A brief thought about music theory

One of the reoccurring  areas of concern that comes up in lessons is the issue of music theory.   This is both in terms of people who don’t want to be taught any kind of  theory, (as in, “No – don’t show me that!  It’ll mess up my playing!”) to people who have been exposed to terms that they have questions about. Usually both scenarios involve a lot of trepidation and discomfort (much of which is needlessly inflicted).

I would guess that the only people who have ever leapt for joy at the sight of a musical note on paper without hearing it are composers.  For most people, music is an expression solely existing in an aural form (i.e. it’s something we hear).


Theory is secondary to sound.

The history of music originates in organized sound.  Theory and jargon were developed over time as a way to replicate those organized sounds.  A term like “C major” is just musical jargon.  When “C Major” is said, it tells the informed person what kind of sound is going to be produced. This jargon then, is nothing more than a way for musicians to express ideas to each other without written music in a more efficient manner.
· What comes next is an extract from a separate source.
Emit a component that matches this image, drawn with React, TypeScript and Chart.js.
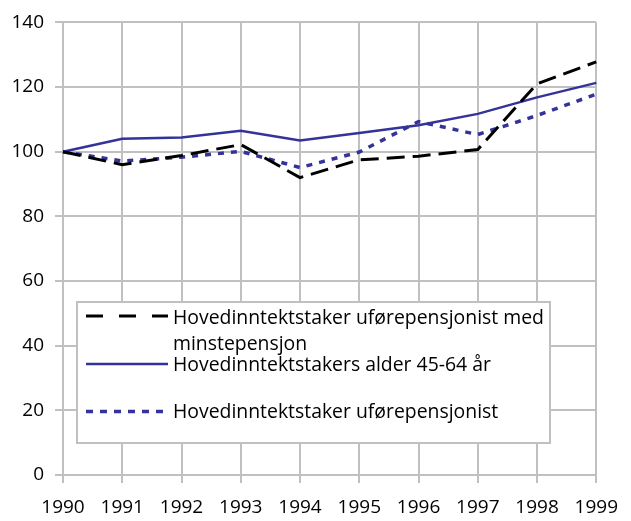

It’s much less important to be able to look at something and say, “that’s an altered dominant chord” than it is to hear an altered dominant chord in your head and be able to realize it on the guitar ( or to hear someone else playing it and know what to play against it).


In other words, theory and/or analysis should always be in the service of sound.


I think theory should have two functions – first to help us realize sounds that we want to reproduce and (to me the much more exciting option) to expose us to sounds we didn’t know were there.


The entire concept of GuitArchitecture (presenting applied theory as a set of approaches that can be used to help access both known and unknown sounds) is why a lot of the book material is less about licks and more about approaches.  


From a teaching perspective, it probably doesn’t matter if you can sound like me (unless that’s what you’re striving for), the important thing is developing your individual voice and being able to replicate sounds either intuitively and/or with theory is a major component of any player’s individual sound.


Theory, then,  is just a tool.  It really isn’t anything to get tripped up on.